Most cheerful movies don’t open with their protagonist in a coma, narrating the events from their hospital bed. But in a fortunate reversal, director Matt Smukler’s “Wildflower” mostly grows from there, into a sweet yet straightforward coming of age drama.
“Wildflower” stars Kiernan Shipka (“Swimming With Sharks”) as Bambi, who prefers to be called “Bea” because her parents named her after a cartoon character. Those parents, Sharon (Samantha Hyde) and Derek (Dash Mihok, “Deep Water”), are both intellectually disabled, but living independently in their own house, keeping their family afloat through positive attitudes, good-natured religion and working class stick-to-itiveness.
As we learn from Bea’s flashbacks — in scenes she couldn’t possibly have witnessed or heard about from her parents — Sharon and Derek’s romance was easy for them, but difficult for their own families. Jean Smart and Brad Garrett play Sharon’s mother and father, and Jacki Weaver plays Derek’s mother, and while they want their children to be happy they also debate behind their back whether to convince them to get a divorce, or worse, medically prevent them from having children. It’s a monstrous consideration, but some of them are very, very deeply flawed human beings, and fortunately for everyone they talk themselves out of it.
Sharon and Derek have a child, they move out, and spend years living out of a van in a trailer park before they can buy their own home. From there, it’s pretty easy living for Bea, until the day her new dog runs away because Sharon left the door open — and she realizes that she’s the one taking care of them, not so much the other way around.
As we traverse Bea’s difficult teen years, working after school, getting great grades and snarking at the mean kids who make fun of her, we realize that the weight of her responsibilities has made Bea seem older than her years. But she still has a lot of mistakes to make, a lot of life to live and she may wind up abandoning her own future because her present living situation feels like a permanent moral obligation.
It’s frustrating that “Wildflower” comes out so soon after the runaway critical success of “CODA,” which has certain similarities. The greatest power in Smukler’s arsenal, after his mostly phenomenal cast, is his film’s mundanity. “Wildflower” argues that Derek and Sharon are no worse parents than any others. Sharon’s sister Joy, played by Alexandra Daddario (“The White Lotus”), has kids of her own and although she’s well off, she’s clearly overprotective to a fault. The film advocates for normalcy. It thrives in normalcy. The normalcy is the point.

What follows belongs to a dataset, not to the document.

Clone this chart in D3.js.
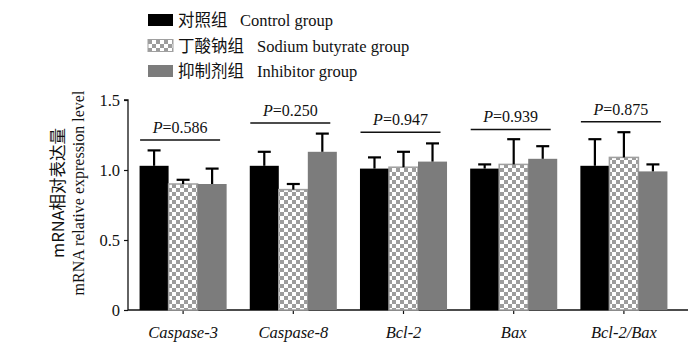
<!DOCTYPE html>
<html>
<head>
<meta charset="utf-8">
<script src="https://cdn.jsdelivr.net/npm/d3@7"></script>
<style>
  body { margin: 0; background: #fff; }
  text { font-family: "Liberation Serif", "Times New Roman", serif; fill: #111; }
  .cjk { font-family: "Noto Sans CJK SC", sans-serif; }
</style>
</head>
<body>
<div class="chart"></div>
<script>
// ---- data ----
const genes = ['Caspase-3', 'Caspase-8', 'Bcl-2', 'Bax', 'Bcl-2/Bax']
const groupsCn = ['对照组', '丁酸钠组', '抑制剂组']
const groupsEn = ['Control group', 'Sodium butyrate group', 'Inhibitor group']

const control   = [1.03, 1.03, 1.01, 1.01, 1.03]
const butyrate  = [0.90, 0.86, 1.02, 1.04, 1.09]
const inhibitor = [0.90, 1.13, 1.06, 1.08, 0.99]

// upper end of the error bars
const controlErr   = [1.14, 1.13, 1.09, 1.04, 1.22]
const butyrateErr  = [0.93, 0.90, 1.13, 1.22, 1.27]
const inhibitorErr = [1.01, 1.26, 1.19, 1.17, 1.04]

const pValues = ['0.586', '0.250', '0.947', '0.939', '0.875']
const pLevel  = [1.215, 1.335, 1.27, 1.29, 1.345]

const yTicks = [0, 0.5, 1.0, 1.5]
const yTickLabels = ['0', '0.5', '1.0', '1.5']

const W = 700, H = 351

const svg = d3.select('.chart')
  .append('svg')
    .attr('width', W)
    .attr('height', H)

const defs = svg.append('defs')
const pat = defs.append('pattern')
  .attr('id', 'checker')
  .attr('patternUnits', 'userSpaceOnUse')
  .attr('width', 8)
  .attr('height', 8)
pat.append('rect').attr('width', 8).attr('height', 8).attr('fill', '#9c9c9c')
pat.append('rect').attr('width', 4).attr('height', 4).attr('fill', '#fff')
pat.append('rect').attr('x', 4).attr('y', 4).attr('width', 4).attr('height', 4).attr('fill', '#fff')

const fills = ['#000', 'url(#checker)', '#7c7c7c']

const yScale = d3.scaleLinear()
  .domain([0, 1.5])
  .range([310, 100])

const xScale = d3.scaleBand()
  .domain(genes)
  .range([128, 679])
  .paddingInner(0.21)
  .paddingOuter(0.105)

const inner = d3.scaleBand()
  .domain(d3.range(3))
  .range([0, xScale.bandwidth()])

// y axis
const yAxis = d3.axisLeft(yScale)
  .tickValues(yTicks)
  .tickFormat((d, i) => yTickLabels[i])
  .tickSize(4)
  .tickPadding(4)

const gy = svg.append('g')
  .attr('transform', 'translate(128,0)')
  .call(yAxis)
gy.select('.domain').attr('stroke', '#111').attr('stroke-width', 1.3)
  .attr('d', `M-4,${yScale(1.5)}H0V${yScale(0)}`)
gy.selectAll('.tick line').attr('stroke', '#111').attr('stroke-width', 1.2)
gy.selectAll('.tick text')
  .style('font-family', '"Liberation Serif", serif')
  .style('font-size', '16.5px')
  .attr('fill', '#111')

// x axis
const xAxis = d3.axisBottom(xScale).tickSize(4).tickPadding(12)
const gx = svg.append('g')
  .attr('transform', `translate(0,${yScale(0)})`)
  .call(xAxis)
gx.select('.domain').attr('d', 'M128,0H688').attr('stroke', '#111').attr('stroke-width', 1.3)
gx.selectAll('.tick line').attr('stroke', '#111').attr('stroke-width', 1.2)
gx.selectAll('.tick text')
  .style('font-family', '"Liberation Serif", serif')
  .style('font-size', '16.5px')
  .style('font-style', 'italic')
  .attr('fill', '#111')

// bars
const series = [control, butyrate, inhibitor]
const errs = [controlErr, butyrateErr, inhibitorErr]
const rows = []
genes.forEach((g, i) => {
  series.forEach((s, k) => {
    rows.push({ gene: g, k, value: s[i], err: errs[k][i] })
  })
})

const bars = svg.append('g')
bars.selectAll('rect')
  .data(rows)
  .enter()
  .append('rect')
    .attr('x', d => xScale(d.gene) + inner(d.k))
    .attr('y', d => yScale(d.value))
    .attr('width', inner.bandwidth())
    .attr('height', d => yScale(0) - yScale(d.value))
    .attr('fill', d => fills[d.k])
    .attr('stroke', d => d.k === 1 ? '#a0a0a0' : 'none')
    .attr('stroke-width', 1.5)

// error bars (upper only)
const eb = svg.append('g').attr('stroke', '#000').attr('stroke-width', 2.2)
rows.forEach(d => {
  const cx = xScale(d.gene) + inner(d.k) + inner.bandwidth() / 2
  eb.append('line')
    .attr('x1', cx).attr('x2', cx)
    .attr('y1', yScale(d.value)).attr('y2', yScale(d.err))
  eb.append('line')
    .attr('x1', cx - 6.5).attr('x2', cx + 6.5)
    .attr('y1', yScale(d.err)).attr('y2', yScale(d.err))
})

// P value brackets
const sig = svg.append('g')
genes.forEach((g, i) => {
  const cx = xScale(g) + xScale.bandwidth() / 2 - 3
  const y = yScale(pLevel[i])
  sig.append('line')
    .attr('x1', cx - 40).attr('x2', cx + 40)
    .attr('y1', y).attr('y2', y)
    .attr('stroke', '#111').attr('stroke-width', 1.5)
  const t = sig.append('text')
    .attr('x', cx)
    .attr('y', y - 7)
    .attr('text-anchor', 'middle')
    .style('font-size', '16px')
  t.append('tspan').style('font-style', 'italic').text('P')
  t.append('tspan').text('=' + pValues[i])
})

// y title
const yt = svg.append('g').attr('transform', 'translate(0,193) rotate(-90)')
yt.append('text')
  .attr('class', 'cjk')
  .attr('x', 0).attr('y', 64)
  .attr('text-anchor', 'middle')
  .style('font-size', '16.5px')
  .text('mRNA相对表达量')
yt.append('text')
  .attr('x', 0).attr('y', 84)
  .attr('text-anchor', 'middle')
  .style('font-size', '16px')
  .text('mRNA relative expression level')

// legend
const legend = svg.append('g')
groupsEn.forEach((name, k) => {
  const y = 20 + k * 25.5
  legend.append('rect')
    .attr('x', 148).attr('y', y - 6)
    .attr('width', 25).attr('height', 12)
    .attr('fill', fills[k])
    .attr('stroke', k === 1 ? '#a0a0a0' : 'none')
  legend.append('text')
    .attr('class', 'cjk')
    .attr('x', 178).attr('y', y + 6)
    .style('font-size', '16.5px')
    .text(groupsCn[k])
  legend.append('text')
    .attr('x', k === 0 ? 240 : 257)
    .attr('y', y + 6)
    .style('font-size', '16.5px')
    .text(name)
})
</script>
</body>
</html>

Then again, normalcy isn’t always a recipe for memorable filmmaking. Screenwriter Jana Savage (“The Trap”), working from a story by Savage and Smukler, struggles the most with its convoluted framing device. Bea is in a coma, narrating her own story, even the parts she doesn’t know, but that’s not enough for “Wildflower.” There’s also a social worker played by Erika Alexander (also from “Swimming With Sharks”) who interviews every member of Bea’s family, to gain a greater knowledge of Bea’s living situation, and perhaps uncover what terrible ordeal led to Bea’s coma in the first place.
It’s a mystery subplot that seems important but ultimately comes across more like an excuse to make an uncomplicated, largely familiar coming-of-age story seem novel. But Mukler isn’t interested in darkness, even though there sure are a lot of creeps in Bea’s periphery. He focuses on warmth and acceptance, not suspicion and suspense.

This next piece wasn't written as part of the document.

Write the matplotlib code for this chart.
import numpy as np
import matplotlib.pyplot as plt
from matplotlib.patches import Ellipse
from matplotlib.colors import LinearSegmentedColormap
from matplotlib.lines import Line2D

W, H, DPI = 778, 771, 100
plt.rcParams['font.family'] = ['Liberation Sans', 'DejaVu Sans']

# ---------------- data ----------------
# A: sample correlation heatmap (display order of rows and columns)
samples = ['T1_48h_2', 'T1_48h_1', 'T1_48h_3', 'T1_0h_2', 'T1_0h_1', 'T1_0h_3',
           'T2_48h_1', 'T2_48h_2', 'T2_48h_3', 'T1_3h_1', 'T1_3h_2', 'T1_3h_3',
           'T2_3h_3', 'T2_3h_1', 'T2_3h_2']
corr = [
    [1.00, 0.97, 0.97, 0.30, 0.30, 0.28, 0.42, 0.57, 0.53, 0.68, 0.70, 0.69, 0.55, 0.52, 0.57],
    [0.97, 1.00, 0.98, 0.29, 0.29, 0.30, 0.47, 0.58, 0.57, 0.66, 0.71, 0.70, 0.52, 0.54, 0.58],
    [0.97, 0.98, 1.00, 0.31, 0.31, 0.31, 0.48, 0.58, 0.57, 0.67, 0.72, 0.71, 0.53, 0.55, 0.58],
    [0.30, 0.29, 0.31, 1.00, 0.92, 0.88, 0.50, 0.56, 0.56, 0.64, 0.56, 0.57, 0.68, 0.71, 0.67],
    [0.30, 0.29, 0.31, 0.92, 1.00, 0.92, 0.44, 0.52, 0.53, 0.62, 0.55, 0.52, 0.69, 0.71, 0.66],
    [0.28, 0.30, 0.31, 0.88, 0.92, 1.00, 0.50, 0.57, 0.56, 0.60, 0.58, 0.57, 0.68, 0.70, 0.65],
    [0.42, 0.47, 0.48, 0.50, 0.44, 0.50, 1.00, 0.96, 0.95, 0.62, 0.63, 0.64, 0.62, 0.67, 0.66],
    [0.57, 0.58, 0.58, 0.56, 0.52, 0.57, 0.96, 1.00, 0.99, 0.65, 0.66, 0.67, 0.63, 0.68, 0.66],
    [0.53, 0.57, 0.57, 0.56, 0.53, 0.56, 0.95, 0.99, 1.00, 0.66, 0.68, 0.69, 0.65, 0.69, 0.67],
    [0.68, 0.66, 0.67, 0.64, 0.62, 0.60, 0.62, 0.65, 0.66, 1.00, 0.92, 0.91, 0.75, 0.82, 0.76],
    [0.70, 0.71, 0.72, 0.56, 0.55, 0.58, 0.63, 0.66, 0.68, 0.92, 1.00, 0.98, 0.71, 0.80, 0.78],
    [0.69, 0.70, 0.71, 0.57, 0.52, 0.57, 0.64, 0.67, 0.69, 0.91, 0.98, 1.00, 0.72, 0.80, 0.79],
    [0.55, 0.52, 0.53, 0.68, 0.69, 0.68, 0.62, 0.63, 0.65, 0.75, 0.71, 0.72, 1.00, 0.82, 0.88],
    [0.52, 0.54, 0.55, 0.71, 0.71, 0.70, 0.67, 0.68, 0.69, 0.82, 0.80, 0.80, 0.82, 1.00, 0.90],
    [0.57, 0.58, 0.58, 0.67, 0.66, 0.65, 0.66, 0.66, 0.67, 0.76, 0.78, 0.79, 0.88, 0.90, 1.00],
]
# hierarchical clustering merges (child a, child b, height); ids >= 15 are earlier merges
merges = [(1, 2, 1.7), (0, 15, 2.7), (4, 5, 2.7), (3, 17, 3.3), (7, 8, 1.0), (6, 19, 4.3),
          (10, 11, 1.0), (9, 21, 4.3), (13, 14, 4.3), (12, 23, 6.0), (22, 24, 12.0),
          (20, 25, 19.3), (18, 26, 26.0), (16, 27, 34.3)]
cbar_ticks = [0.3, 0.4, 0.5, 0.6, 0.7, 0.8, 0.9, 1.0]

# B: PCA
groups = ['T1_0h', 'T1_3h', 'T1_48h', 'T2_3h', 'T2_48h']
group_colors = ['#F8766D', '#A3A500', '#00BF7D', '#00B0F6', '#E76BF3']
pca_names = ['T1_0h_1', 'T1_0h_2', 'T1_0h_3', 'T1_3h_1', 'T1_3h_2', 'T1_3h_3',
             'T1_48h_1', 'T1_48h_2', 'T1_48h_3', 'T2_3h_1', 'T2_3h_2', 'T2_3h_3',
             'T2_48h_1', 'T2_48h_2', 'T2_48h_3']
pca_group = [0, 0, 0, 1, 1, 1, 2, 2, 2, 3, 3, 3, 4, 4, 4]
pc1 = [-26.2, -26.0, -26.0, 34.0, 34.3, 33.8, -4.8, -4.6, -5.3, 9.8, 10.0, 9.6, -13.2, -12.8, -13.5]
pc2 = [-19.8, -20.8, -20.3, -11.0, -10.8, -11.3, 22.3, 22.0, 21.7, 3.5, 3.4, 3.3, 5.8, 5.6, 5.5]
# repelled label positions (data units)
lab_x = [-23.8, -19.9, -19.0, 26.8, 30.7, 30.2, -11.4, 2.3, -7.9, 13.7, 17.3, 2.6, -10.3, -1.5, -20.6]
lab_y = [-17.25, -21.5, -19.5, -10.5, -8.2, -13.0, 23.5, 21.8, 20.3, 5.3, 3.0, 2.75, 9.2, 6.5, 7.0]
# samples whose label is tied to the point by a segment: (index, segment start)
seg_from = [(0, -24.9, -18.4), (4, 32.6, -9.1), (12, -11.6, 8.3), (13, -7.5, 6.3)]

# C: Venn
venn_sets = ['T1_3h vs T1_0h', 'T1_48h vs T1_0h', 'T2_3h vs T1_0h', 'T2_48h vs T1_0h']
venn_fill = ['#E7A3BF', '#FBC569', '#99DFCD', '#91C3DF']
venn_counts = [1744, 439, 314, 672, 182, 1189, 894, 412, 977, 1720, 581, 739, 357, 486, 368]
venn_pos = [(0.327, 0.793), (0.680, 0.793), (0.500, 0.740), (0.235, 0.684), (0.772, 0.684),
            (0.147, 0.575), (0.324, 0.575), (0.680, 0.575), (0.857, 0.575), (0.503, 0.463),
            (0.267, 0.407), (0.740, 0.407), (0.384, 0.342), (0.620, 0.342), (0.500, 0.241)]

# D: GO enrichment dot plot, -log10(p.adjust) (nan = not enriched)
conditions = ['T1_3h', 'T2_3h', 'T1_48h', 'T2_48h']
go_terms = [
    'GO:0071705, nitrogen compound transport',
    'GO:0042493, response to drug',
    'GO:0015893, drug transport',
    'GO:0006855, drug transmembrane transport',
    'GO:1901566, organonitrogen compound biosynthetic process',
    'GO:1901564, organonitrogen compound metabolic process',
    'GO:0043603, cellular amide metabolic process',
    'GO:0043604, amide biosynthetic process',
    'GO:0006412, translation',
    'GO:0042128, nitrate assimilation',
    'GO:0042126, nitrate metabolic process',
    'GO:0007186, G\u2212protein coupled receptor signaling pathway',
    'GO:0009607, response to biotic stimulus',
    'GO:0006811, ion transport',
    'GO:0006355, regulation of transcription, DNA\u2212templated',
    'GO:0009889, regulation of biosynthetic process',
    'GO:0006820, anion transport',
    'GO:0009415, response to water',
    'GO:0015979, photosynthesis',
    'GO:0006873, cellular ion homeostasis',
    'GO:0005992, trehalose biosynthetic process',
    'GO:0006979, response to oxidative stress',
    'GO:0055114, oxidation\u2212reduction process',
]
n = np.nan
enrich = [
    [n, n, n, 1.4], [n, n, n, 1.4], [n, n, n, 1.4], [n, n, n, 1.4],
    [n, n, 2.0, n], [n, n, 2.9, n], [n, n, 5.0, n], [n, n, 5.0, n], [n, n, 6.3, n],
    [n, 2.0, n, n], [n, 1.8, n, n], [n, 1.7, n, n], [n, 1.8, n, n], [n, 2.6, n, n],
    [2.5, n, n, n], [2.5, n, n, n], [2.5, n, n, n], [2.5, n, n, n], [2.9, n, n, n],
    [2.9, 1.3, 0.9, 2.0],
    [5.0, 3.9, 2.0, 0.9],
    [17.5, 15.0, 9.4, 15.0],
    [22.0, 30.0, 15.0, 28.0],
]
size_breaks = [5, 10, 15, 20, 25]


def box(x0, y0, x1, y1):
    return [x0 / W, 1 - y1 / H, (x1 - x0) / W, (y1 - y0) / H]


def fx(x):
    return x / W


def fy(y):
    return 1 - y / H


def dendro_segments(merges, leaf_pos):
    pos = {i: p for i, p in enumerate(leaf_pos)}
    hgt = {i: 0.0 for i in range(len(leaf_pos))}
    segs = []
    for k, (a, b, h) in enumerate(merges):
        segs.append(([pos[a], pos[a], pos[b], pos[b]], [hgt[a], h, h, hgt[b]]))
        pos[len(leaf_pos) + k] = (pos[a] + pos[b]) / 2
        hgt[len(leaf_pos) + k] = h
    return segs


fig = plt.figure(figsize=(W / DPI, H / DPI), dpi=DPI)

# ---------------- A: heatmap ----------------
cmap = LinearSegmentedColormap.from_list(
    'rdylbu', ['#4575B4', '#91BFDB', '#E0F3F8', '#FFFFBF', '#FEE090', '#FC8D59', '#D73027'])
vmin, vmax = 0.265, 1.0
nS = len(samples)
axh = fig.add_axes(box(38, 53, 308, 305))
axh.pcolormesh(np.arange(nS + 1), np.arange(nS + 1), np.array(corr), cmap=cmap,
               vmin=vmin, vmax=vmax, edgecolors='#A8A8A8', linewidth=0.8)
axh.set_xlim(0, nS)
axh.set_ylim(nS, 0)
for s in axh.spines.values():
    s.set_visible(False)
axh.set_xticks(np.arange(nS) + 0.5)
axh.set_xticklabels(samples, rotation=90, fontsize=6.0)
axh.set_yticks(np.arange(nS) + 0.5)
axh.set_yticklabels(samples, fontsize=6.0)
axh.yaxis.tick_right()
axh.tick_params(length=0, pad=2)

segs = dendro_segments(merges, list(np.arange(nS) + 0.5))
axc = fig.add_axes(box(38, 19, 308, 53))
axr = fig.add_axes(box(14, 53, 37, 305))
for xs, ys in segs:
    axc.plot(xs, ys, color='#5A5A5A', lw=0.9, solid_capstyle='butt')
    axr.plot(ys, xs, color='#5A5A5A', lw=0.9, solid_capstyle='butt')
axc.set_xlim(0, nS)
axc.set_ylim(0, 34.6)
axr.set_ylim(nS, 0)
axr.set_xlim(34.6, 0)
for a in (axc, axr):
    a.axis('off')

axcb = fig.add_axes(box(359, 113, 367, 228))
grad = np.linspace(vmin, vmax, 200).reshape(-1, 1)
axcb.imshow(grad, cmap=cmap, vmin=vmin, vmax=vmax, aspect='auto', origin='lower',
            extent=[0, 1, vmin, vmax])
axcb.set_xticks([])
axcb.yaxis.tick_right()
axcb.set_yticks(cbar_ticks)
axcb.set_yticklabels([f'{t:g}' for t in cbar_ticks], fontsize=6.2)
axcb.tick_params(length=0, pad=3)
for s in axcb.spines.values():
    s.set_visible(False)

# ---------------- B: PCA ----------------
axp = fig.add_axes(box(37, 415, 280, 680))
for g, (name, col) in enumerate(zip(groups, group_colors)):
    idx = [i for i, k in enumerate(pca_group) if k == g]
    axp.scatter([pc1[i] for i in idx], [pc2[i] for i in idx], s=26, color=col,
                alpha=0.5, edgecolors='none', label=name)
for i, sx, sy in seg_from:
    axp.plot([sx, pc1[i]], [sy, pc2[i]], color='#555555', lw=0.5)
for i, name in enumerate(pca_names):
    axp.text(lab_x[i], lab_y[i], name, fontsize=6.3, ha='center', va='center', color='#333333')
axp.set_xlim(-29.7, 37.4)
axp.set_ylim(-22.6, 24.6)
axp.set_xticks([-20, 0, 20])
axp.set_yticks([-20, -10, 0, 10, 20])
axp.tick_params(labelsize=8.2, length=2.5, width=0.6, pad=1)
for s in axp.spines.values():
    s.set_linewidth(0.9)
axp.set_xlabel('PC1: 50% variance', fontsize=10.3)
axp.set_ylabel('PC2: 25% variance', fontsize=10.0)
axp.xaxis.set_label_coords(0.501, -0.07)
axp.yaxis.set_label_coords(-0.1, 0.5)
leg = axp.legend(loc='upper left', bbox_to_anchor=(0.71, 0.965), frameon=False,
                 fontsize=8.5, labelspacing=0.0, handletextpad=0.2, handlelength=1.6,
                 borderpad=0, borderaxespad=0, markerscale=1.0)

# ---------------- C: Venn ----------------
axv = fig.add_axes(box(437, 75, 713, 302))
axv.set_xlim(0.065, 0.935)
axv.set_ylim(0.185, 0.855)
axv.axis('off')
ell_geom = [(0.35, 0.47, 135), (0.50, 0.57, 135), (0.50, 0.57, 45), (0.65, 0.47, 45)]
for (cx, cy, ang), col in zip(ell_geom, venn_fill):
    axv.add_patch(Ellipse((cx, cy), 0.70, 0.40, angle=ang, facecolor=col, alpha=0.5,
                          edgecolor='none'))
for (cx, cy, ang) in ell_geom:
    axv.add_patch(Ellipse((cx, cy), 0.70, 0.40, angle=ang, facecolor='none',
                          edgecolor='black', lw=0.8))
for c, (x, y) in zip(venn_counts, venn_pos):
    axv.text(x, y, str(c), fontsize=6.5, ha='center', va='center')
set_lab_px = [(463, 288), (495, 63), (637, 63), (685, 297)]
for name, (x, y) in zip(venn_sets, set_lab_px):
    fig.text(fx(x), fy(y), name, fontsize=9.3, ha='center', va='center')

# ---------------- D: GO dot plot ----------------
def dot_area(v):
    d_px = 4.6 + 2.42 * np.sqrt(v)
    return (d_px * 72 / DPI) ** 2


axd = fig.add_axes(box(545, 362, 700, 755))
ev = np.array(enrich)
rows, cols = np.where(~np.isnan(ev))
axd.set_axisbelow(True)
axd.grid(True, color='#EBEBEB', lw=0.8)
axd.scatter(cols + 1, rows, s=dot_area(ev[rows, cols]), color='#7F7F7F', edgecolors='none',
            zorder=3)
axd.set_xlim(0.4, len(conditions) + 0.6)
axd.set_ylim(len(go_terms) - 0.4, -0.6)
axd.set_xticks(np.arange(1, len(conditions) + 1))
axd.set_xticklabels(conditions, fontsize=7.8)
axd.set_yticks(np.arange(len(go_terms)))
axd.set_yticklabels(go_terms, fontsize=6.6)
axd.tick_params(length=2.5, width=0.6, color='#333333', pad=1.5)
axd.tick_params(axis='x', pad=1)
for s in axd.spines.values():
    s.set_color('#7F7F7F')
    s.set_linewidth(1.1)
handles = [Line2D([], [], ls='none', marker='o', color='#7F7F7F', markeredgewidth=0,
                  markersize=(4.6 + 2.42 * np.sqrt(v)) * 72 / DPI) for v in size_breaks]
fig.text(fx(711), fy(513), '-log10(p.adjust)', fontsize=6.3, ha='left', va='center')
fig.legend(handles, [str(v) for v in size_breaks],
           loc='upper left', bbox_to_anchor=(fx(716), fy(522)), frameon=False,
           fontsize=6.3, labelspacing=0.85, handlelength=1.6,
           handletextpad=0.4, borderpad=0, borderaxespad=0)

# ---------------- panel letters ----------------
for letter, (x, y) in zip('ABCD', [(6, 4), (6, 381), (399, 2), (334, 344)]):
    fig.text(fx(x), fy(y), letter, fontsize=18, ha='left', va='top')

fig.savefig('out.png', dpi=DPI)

Savage also has a knack for clever dialogue, even when the teen characters have a tendency to sound a bit wise beyond their years. Bea has been playing the role of a responsible adult with all the answers for a long time, it’s no wonder she’s got confidence in her views, even when they’re naive. It’s a bit of a relief to see her boyfriend, played by Charlie Plummer (“Moonfall”), point out her wisdom is practically indistinguishable from defeatism. And as preternaturally on point as that speech seems, it’s also appropriate coming from a character who successfully survived cancer at an early age, and also has a richly earned perspective of his own.
“Wildflower” can’t seem to decide if it’s a big mess or a formulaic teen drama, but when it gives us tender moments between its characters, it’s hard to really care. Kudos to whoever noticed, seemingly at the last minute, that Jean Smart and Jacki Weaver hadn’t had a scene all to themselves yet, and gave them a spot-on, funny and emotional tête-à-tête in a public bathroom. It’s just the punctuation the film needed. Smart and Weaver are fantastic, Shipka is a superstar and everyone else in this film is at least trying to make it wonderful. That they come close is, probably, close enough.